I recommend more people listen to S. Korea liberation speech and not just the title on articles.

6 ( +6 / -0 )

Moon has started a war with Japan in every which way except actual military conflict, And he even came close to that too. The sheer stupidity of the Moon administration to think that any efforts to unite the Koreas, or to engage in a military conflict with NK can be done without Japan's cooperation and support is mind boggling.

While SK has a clear value to the US, mainly as a "tripwire", Moon's actions regarding THAAD and his war against Japan are resonating loud and clear to the United States. And perhaps that's what Moon ks aiming for, a complete withdrawl of US forces from SK to make Kim Jong Un happy. Trump has frequently twittered about removing US forces from SK to "save money".

3 ( +3 / -0 )

The US want to force this alliance to keep their role in this region, but South Korea and North Korea are actually the same Country, that is waiting for reunification to face a common enemy: Japan. It's useless that the US want to force the South Koreans to see Japanese as allies, it never worked and it will never work. South Korea identify has been built up on their anti-Japanese feelings, not on their anti-North Korean feelings. Washington can't ignore the truth.

-1 ( +0 / -1 )

The US obviously hope for a Korean reunification under American influence, and they want Japan can fuel money in the Korean peninsula for this project, exactly like it forced Japan to sponsor South Korea's development in anti-communist function. The result for Japan has been to create a middle sized economic powerhouse extremely hostile to it. America can't force Japan in the same mistake. Do you want the reunification of the Korean peninsula? Make that by yourself, without using Japanese money. It's stupid for Japan helping the growth of an enemy Country. Both the Koreas are already in Chinese hands anyway.

0 ( +0 / -0 )

They may be the same country, but they’ll never unite as one country - never !

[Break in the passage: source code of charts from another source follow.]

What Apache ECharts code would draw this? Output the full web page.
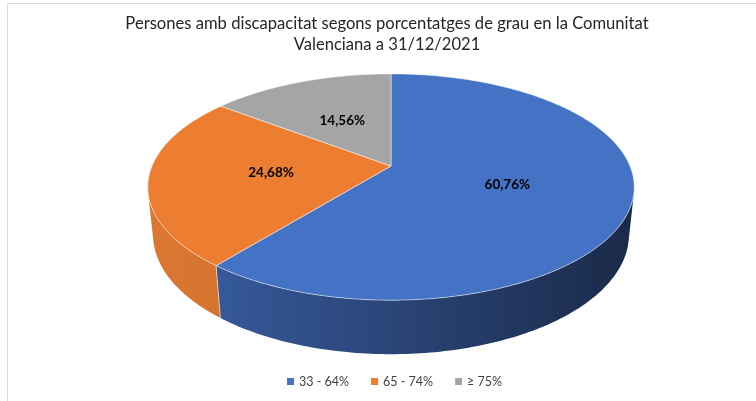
<!DOCTYPE html>
<html>
<head>
<meta charset="utf-8">
<script src="https://cdn.jsdelivr.net/npm/echarts@6/dist/echarts.min.js"></script>
<style>
  html, body { margin: 0; padding: 0; background: #fff; }
  #chart { width: 756px; height: 401px; }
</style>
</head>
<body>
<div id="chart"></div>
<script>
const titleText = 'Persones amb discapacitat segons porcentatges de grau en la Comunitat\nValenciana a 31/12/2021'
const categories = ['33 - 64%', '65 - 74%', '≥ 75%']
const shares = [60.76, 24.68, 14.56]
const topColors = ['#4472c4', '#ed7d31', '#a5a5a5']
const wallColors = [['#3a60a6', '#1a2a49'], ['#db7731', '#b85d23'], ['#8e8e8e', '#6c6c6c']]

// fake 3d pie: perspective view of a flat cylinder
const cx = 391, cy = 166          // apex of the pie on screen
const radiusPx = 239
const tilt = 27.2 * Math.PI / 180
const camDist = 4.785              // in pie radii
const thick = 0.226                // in pie radii
const total = shares.reduce((a, b) => a + b, 0)

function project(alpha, r, t) {
  const a = alpha * Math.PI / 180
  const x = r * Math.sin(a), z = -r * Math.cos(a)
  const se = Math.sin(tilt), ce = Math.cos(tilt)
  const depth = camDist + t * se - z * ce
  const f = radiusPx * camDist / depth
  return [cx + f * x, cy + f * (t * ce + z * se)]
}

function arc(a0, a1, t) {
  const pts = []
  const n = Math.max(2, Math.ceil(Math.abs(a1 - a0)))
  for (let k = 0; k <= n; k++) pts.push(project(a0 + (a1 - a0) * k / n, 1, t))
  return pts
}

// wall is visible where its outward normal faces the camera
const visCos = -1 / (camDist * Math.cos(tilt))
const visFrom = Math.acos(visCos) * 180 / Math.PI
const visTo = 360 - visFrom

const chart = echarts.init(document.getElementById('chart'))

const series = categories.map((name, i) => {
  const before = shares.slice(0, i).reduce((a, b) => a + b, 0)
  const start = before / total * 360
  const end = (before + shares[i]) / total * 360
  return {
    type: 'custom',
    name: name,
    coordinateSystem: 'none',
    itemStyle: { color: topColors[i] },
    data: [shares[i]],
    renderItem: function (params, api) {
      const children = []
      const w0 = Math.max(start, visFrom), w1 = Math.min(end, visTo)
      if (w1 > w0) {
        const pts = arc(w0, w1, 0).concat(arc(w0, w1, thick).reverse())
        const l = project(270, 1, 0)[0], r = project(90, 1, 0)[0]
        children.push({
          type: 'polygon',
          z2: 1,
          shape: { points: pts },
          style: {
            fill: new echarts.graphic.LinearGradient(l, 0, r, 0, [
              { offset: 0, color: wallColors[i][0] },
              { offset: 1, color: wallColors[i][1] }
            ], true)
          }
        })
      }
      if (start >= visFrom && start <= visTo) {
        const p = project(start, 1, 0), q = project(start, 1, thick)
        children.push({
          type: 'line', z2: 2,
          shape: { x1: p[0], y1: p[1], x2: q[0], y2: q[1] },
          style: { stroke: 'rgba(255,255,255,0.55)', lineWidth: 1 }
        })
      }
      const top = [project(0, 0, 0)].concat(arc(start, end, 0))
      children.push({
        type: 'polygon',
        z2: 10,
        shape: { points: top },
        style: { fill: topColors[i], stroke: 'rgba(255,255,255,0.5)', lineWidth: 1, lineJoin: 'round' }
      })
      const lp = project((start + end) / 2, 0.5, 0)
      children.push({
        type: 'text',
        z2: 20,
        x: lp[0], y: lp[1],
        style: {
          text: api.value(0).toFixed(2).replace('.', ',') + '%',
          fill: '#000', fontSize: 13.5, fontWeight: 'bold', fontFamily: 'Lato',
          align: 'center', verticalAlign: 'middle'
        }
      })
      return { type: 'group', children: children }
    }
  }
})

chart.setOption({
  backgroundColor: '#fff',
  animation: false,
  graphic: [
    {
      type: 'rect',
      shape: { x: 7.5, y: 3.5, width: 800, height: 500 },
      style: { fill: 'none', stroke: '#d9d9d9', lineWidth: 1 },
      silent: true
    },
    {
      type: 'text',
      x: 387, y: 13,
      style: {
        text: titleText, fill: '#262626', fontSize: 16.6, fontFamily: 'Lato',
        lineHeight: 21, align: 'center', verticalAlign: 'top'
      }
    }
  ],
  legend: {
    data: categories,
    left: 282,
    bottom: 8,
    icon: 'rect',
    itemWidth: 7,
    itemHeight: 7,
    itemGap: 22,
    textStyle: { fontSize: 12.5, color: '#404040', fontFamily: 'Lato' }
  },
  series: series
})
</script>
</body>
</html>
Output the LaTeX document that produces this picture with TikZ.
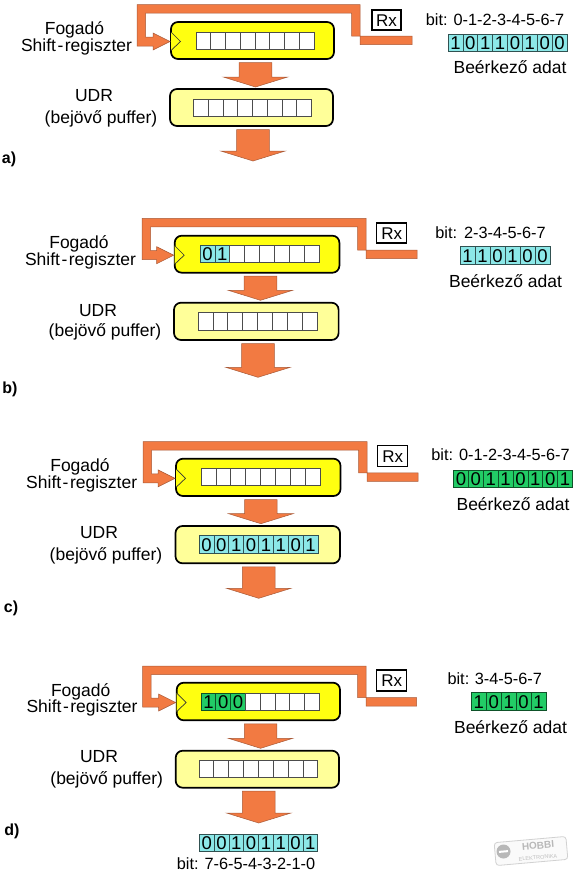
\documentclass[tikz,border=0pt]{standalone}
\usepackage{fontspec}
\setmainfont{Liberation Sans}
\usetikzlibrary{calc}
\definecolor{flow}{HTML}{F27A42}
\definecolor{flowline}{HTML}{A85A38}
\definecolor{regyellow}{HTML}{FFFF10}
\definecolor{udryellow}{HTML}{FFFF99}
\definecolor{cellcyan}{HTML}{8CE8E8}
\definecolor{cellgreen}{HTML}{22CC66}
\tikzset{
  x=1pt,y=-1pt,
  blockarrow/.style={fill=flow,draw=flowline,line width=0.5pt,line join=miter},
  regbase/.style={draw=black,line width=1.7pt,rounded corners=7pt,inner sep=0pt,outer sep=0pt},
  shiftreg/.style={regbase,fill=regyellow},
  udrreg/.style={regbase,fill=udryellow},
  emptycell/.style={fill=white,draw=black!70},
  cyancell/.style={fill=cellcyan,draw=black!65!cellcyan},
  greencell/.style={fill=cellgreen,draw=black!60!cellgreen},
  txt/.style={inner sep=0pt,font=\fontsize{17.5}{20}\selectfont,text height=12.5pt,text depth=0pt},
  bittxt/.style={inner sep=0pt,font=\fontsize{16.3}{18}\selectfont,text height=11.5pt,text depth=0pt},
  tag/.style={inner sep=0pt,font=\fontsize{16}{18}\bfseries\selectfont,text height=11.5pt,text depth=0pt},
  rxbox/.style={draw=black,line width=1.3pt,fill=white,inner sep=0pt,font=\fontsize{17}{20}\selectfont,text height=12pt,text depth=0pt},
  clock/.style={draw=black!80,line width=0.7pt,fill=regyellow}
}
% #1 name, #2-#5 box, #6 style
\newcommand{\regbox}[6]{\node[#6,minimum width={(#4-#2)*1pt},minimum height={(#5-#3)*1pt}] (#1) at ({(#2+#4)/2},{(#3+#5)/2}) {};}
% #1 name #2 x0 #3 y0 #4 x1 #5 y1 #6 style for filled #7 number filled #8 digits
\def\bitcount{8}
\newcommand{\bitrow}[8]{%
  \foreach \d [count=\i from 0] in {#8} {
    \ifnum\i<#7\relax\def\cellst{#6}\else\def\cellst{emptycell}\fi
    \pgfmathsetmacro{\cw}{(#4-#2)/\bitcount}
    \pgfmathsetmacro{\cx}{#2+(\i+0.5)*\cw}
    \node[\cellst,line width=0.7pt,inner sep=0pt,outer sep=0pt,minimum width={\cw*1pt},minimum height={(#5-#3)*1pt},
      font=\fontsize{18.5}{20}\selectfont,text height=13.3pt,text depth=0pt] (#1-\i) at (\cx,{(#3+#5)/2}) {\d};
  }}
% block arrow from a named node down to a named level
\newcommand{\blockdown}[3]{%
  \coordinate (bs) at ($(#1.south)+(#3,3.5)$);
  \coordinate (bt) at (bs |- #2);
  \draw[blockarrow] ($(bs)+(-16.3,0)$) -- ($(bt)+(-16.3,-10)$) -- ($(bt)+(-32.2,-10)$) -- (bt)
    -- ($(bt)+(32.2,-10)$) -- ($(bt)+(16.3,-10)$) -- ($(bs)+(16.3,0)$) -- cycle;
}
% #1 prefix, #2 shift node, #3 outer left, #4 outer top, #5 outer right, #6 bar bottom, #7 free end x
\newcommand{\feed}[7]{%
  \coordinate (#1t) at ($(#2.west)+(-1,1)$);
  \coordinate (#1at) at ($(#1t)+(-17,-4.5)$);
  \coordinate (#1ab) at ($(#1t)+(-17,4.5)$);
  \coordinate (#1ol) at (#3,#4);
  \coordinate (#1il) at ({#3+8.5},{#4+8.5});
  \coordinate (#1or) at (#5,#4);
  \coordinate (#1ir) at ({#5-8.5},{#4+8.5});
  \coordinate (#1be) at (#7,#6);
  \coordinate (#1te) at (#7,{#6-8.5});
  \draw[blockarrow] (#1t) -- ($(#1t)+(-17,-8.5)$) -- (#1at) -- (#1at -| #1il) -- (#1il) -- (#1ir)
    -- (#1ir |- #1te) -- (#1te) -- (#1be) -- (#1or |- #1be) -- (#1or) -- (#1ol)
    -- (#1ol |- #1ab) -- (#1ab) -- ($(#1t)+(-17,8.5)$) -- cycle;
}
\newcommand{\clockmark}[1]{\draw[clock] ($(#1.west)+(0,-8.5)$) -- ($(#1.west)+(9.5,1)$) -- ($(#1.west)+(0,10)$);}
\newcommand{\shiftname}{Shift\kern1.5pt-\kern1.5pt regiszter}
\begin{document}
\begin{tikzpicture}
\useasboundingbox (0,0) rectangle (580,876);
\fill[white] (0,0) rectangle (580,876);

% ---------- a ----------
\regbox{as}{171}{22}{334}{59}{shiftreg}
\regbox{au}{170}{89}{333}{126}{udrreg}
\bitrow{asc}{196}{32}{314}{49}{cyancell}{0}{{},{},{},{},{},{},{},{}}
\bitrow{auc}{193.5}{99}{311.5}{116}{cyancell}{0}{{},{},{},{},{},{},{},{}}
\clockmark{as}
\feed{af}{as}{137}{4.5}{360}{44.5}{412}
\coordinate (aout) at (0,161);
\coordinate (a2) at (0,87);
\blockdown{as}{a2}{3}
\blockdown{au}{aout}{1.5}
\node[txt] (afog) at (74.5,28) {Fogadó};
\node[txt] (ash) at (76.5,45) {\shiftname};
\node[txt] (audr) at (94,95.5) {UDR};
\node[txt] (apuf) at (101,117) {(bejövő puffer)};
\node[tag] (atag) at (9,158) {a)};
\node[rxbox,minimum width=29pt,minimum height=20pt] (arx) at (386.5,20) {Rx};
\node[bittxt] (abit) at (495,20) {bit: 0-1-2-3-4-5-6-7};
\bitrow{ad}{448}{34}{567}{51}{cyancell}{8}{1,0,1,1,0,1,0,0}
\node[txt] (aad) at (510,67) {Beérkező adat};

% ---------- b ----------
\regbox{bs}{174.7}{235.7}{339.4}{272.7}{shiftreg}
\regbox{bu}{174}{302.7}{338.6}{340}{udrreg}
\bitrow{bsc}{200}{245.3}{319}{262.3}{cyancell}{2}{0,1,{},{},{},{},{},{}}
\bitrow{buc}{198}{312.7}{317}{330}{cyancell}{0}{{},{},{},{},{},{},{},{}}
\clockmark{bs}
\feed{bf}{bs}{142}{218.3}{366}{258.7}{417}
\coordinate (bout) at (0,377.3);
\coordinate (b2) at (0,300.3);
\blockdown{bs}{b2}{3.4}
\blockdown{bu}{bout}{1.7}
\node[txt] (bfog) at (79,242.7) {Fogadó};
\node[txt] (bsh) at (80.5,259) {\shiftname};
\node[txt] (budr) at (98,310) {UDR};
\node[txt] (bpuf) at (105,330.7) {(bejövő puffer)};
\node[tag] (btag) at (10,388) {b)};
\node[rxbox,minimum width=30pt,minimum height=20pt] (brx) at (391.7,233) {Rx};
\node[bittxt] (bbit) at (490.5,232.7) {bit:\kern7pt 2-3-4-5-6-7};
\def\bitcount{6}
\bitrow{bd}{460}{246.7}{550}{264}{cyancell}{6}{1,1,0,1,0,0}
\def\bitcount{8}
\node[txt] (bad) at (505.5,281) {Beérkező adat};

% ---------- c ----------
\regbox{cs}{176}{458.7}{340.5}{496}{shiftreg}
\regbox{cu}{175.5}{526}{340}{563.3}{udrreg}
\bitrow{csc}{201}{468.3}{320}{485.7}{cyancell}{0}{{},{},{},{},{},{},{},{}}
\bitrow{cuc}{199}{535.7}{318}{553.7}{cyancell}{8}{0,0,1,0,1,1,0,1}
\clockmark{cs}
\feed{cf}{cs}{143}{441.7}{367}{481.3}{418}
\coordinate (cout) at (0,598.3);
\coordinate (c2) at (0,523.7);
\blockdown{cs}{c2}{2.6}
\blockdown{cu}{cout}{1}
\node[txt] (cfog) at (80,465) {Fogadó};
\node[txt] (csh) at (81.7,482) {\shiftname};
\node[txt] (cudr) at (99,532.7) {UDR};
\node[txt] (cpuf) at (106,554) {(bejövő puffer)};
\node[tag] (ctag) at (11,607) {c)};
\node[rxbox,minimum width=30pt,minimum height=21pt] (crx) at (392.8,456.2) {Rx};
\node[bittxt] (cbit) at (500.5,455) {bit: 0-1-2-3-4-5-6-7};
\bitrow{cd}{453.5}{470}{572.5}{487.3}{greencell}{8}{0,0,1,1,0,1,0,1}
\node[txt] (cad) at (513,504) {Beérkező adat};

% ---------- d ----------
\regbox{ds}{176.7}{682.7}{340}{720.3}{shiftreg}
\regbox{du}{175.7}{750.7}{339}{787.7}{udrreg}
\bitrow{dsc}{201}{693}{319.3}{710.3}{greencell}{3}{1,0,0,{},{},{},{},{}}
\bitrow{duc}{199}{760.7}{317.7}{777.7}{cyancell}{0}{{},{},{},{},{},{},{},{}}
\clockmark{ds}
\feed{df}{ds}{142.7}{666}{366}{706}{416.7}
\coordinate (dout) at (0,823);
\coordinate (d2) at (0,748.3);
\blockdown{ds}{d2}{2.2}
\blockdown{du}{dout}{1.4}
\node[txt] (dfog) at (80.7,690) {Fogadó};
\node[txt] (dsh) at (82,706.7) {\shiftname};
\node[txt] (dudr) at (99,756.7) {UDR};
\node[txt] (dpuf) at (106.7,778.3) {(bejövő puffer)};
\node[tag] (dtag) at (12,830) {d)};
\node[rxbox,minimum width=30pt,minimum height=21pt] (drx) at (391.7,680.5) {Rx};
\node[bittxt] (dbit) at (494.7,678.3) {bit:\kern5.5pt 3-4-5-6-7};
\def\bitcount{5}
\bitrow{dd}{471.3}{692}{546}{710.7}{greencell}{5}{1,0,1,0,1}
\def\bitcount{8}
\node[txt] (dad) at (510.5,727.3) {Beérkező adat};
\bitrow{dr}{199.3}{834.3}{317.7}{851.7}{cyancell}{8}{0,0,1,0,1,1,0,1}
\node[bittxt] (dbot) at (246,863.3) {bit: 7-6-5-4-3-2-1-0};

% ---------- logo ----------
\node[draw=black!18,fill=black!2,line width=0.8pt,rounded corners=3pt,rotate=5,minimum width=72pt,minimum height=23pt,inner sep=0pt] (logo) at (531,851) {};
\node[circle,fill=black!28,minimum size=14pt,inner sep=0pt] (logoc) at (503.5,851.5) {};
\node[fill=white,rotate=5,minimum width=9pt,minimum height=2pt,inner sep=0pt] (logob) at (503.5,851.5) {};
\node[rotate=5,inner sep=0pt,text=black!28,font=\fontsize{10}{10}\bfseries\selectfont] (logot) at (538,845.5) {HOBBI};
\node[rotate=5,inner sep=0pt,text=black!25,font=\fontsize{5.5}{6}\selectfont] (logos) at (538,857.5) {ELEKTRONIKA};
\end{tikzpicture}
\end{document}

will Kim Jon forego his luxurious lifestyle & give up his dictatorship for democratic elections !?

0 ( +0 / -0 )

Why "never"? I can see in future a reunification under the same model of China and Hong Kong, except if you think the US and China will have a new military clash for the full control of the peninsula. In any case, this "new Country" will be a Country hostile to Japan as both the current Koreas are. South Koreans never learned or admitted Japanese role in their development. There's no way Korean population will be able to see Japan in a friendly way, no matter how many money Japan invests in the peninsula. This strategy already failed. Their mindest always remains stuck in the "We'll never lose to Japan again". In the collective imaginary, Japan has always been portrayed in South Korea like the Country that only humiliated, attacked and destroyed Korea for centuries. They never see any positive influence that Japan has had in their development after WWII. This is their biased mindest, and they learn this rethoric since they are children. Reading South Korean newspapers can give you a good idea of the general situation, and it makes you feel a bit uneasy, especially if you are from a European Country, since here any similar emotional rethoric towards another Country would be seen like extreme right wing propaganda.